On a Maximal Parabolic Subgroup of $$O^{+}_{8}(2)$$ O 8 + ( 2 )

Abstract

The simple orthogonal group $$O^{+}_{8}(2)$$ has a maximal parabolic subgroup of the form $$\bar{G}=N{:}G$$ , where $$N=2^{6}$$ and $$G\cong A_{8}$$ . Using Atlas, we can see that $$O^{+}_{8}(2)$$ has three maximal subgroups of type $$2^6{:}A_{8}$$ . These three maximal subgroups are conjugate in the full automorphism group of $$O^{+}_{8}(2)$$ , namely $$O^{+}_{8}(2){:}S_{3}$$ . Thus, we have the modules $$M_{1}=2^{6}$$ , $$M_{2}=2^{6}$$ , and $$M_{3}=2^{6}$$ on which $$A_{8}$$ acts irreducibly (therefore, these three modules are isomorphic as $$O^{+}_{8}(2)$$ -module).
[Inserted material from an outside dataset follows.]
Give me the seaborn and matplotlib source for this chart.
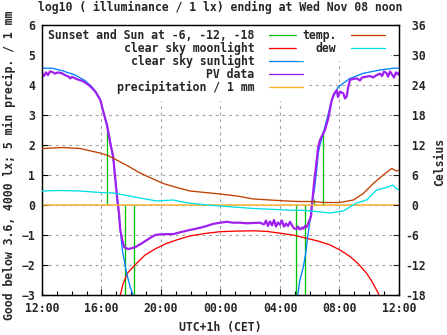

Without loss of generality, we can consider our maximal parabolic subgroup to be $$\bar{G}=M_{1}{:}A_{8}$$ . The Fischer matrices for each class representative of G are computed which together with character tables of inertia factor groups of G lead to the full character table of $$\bar{G}$$ . The complete fusion of $$\bar{G}$$ into $$O^{+}_{8}(2)$$ has been determined using the technique of set intersections of characters.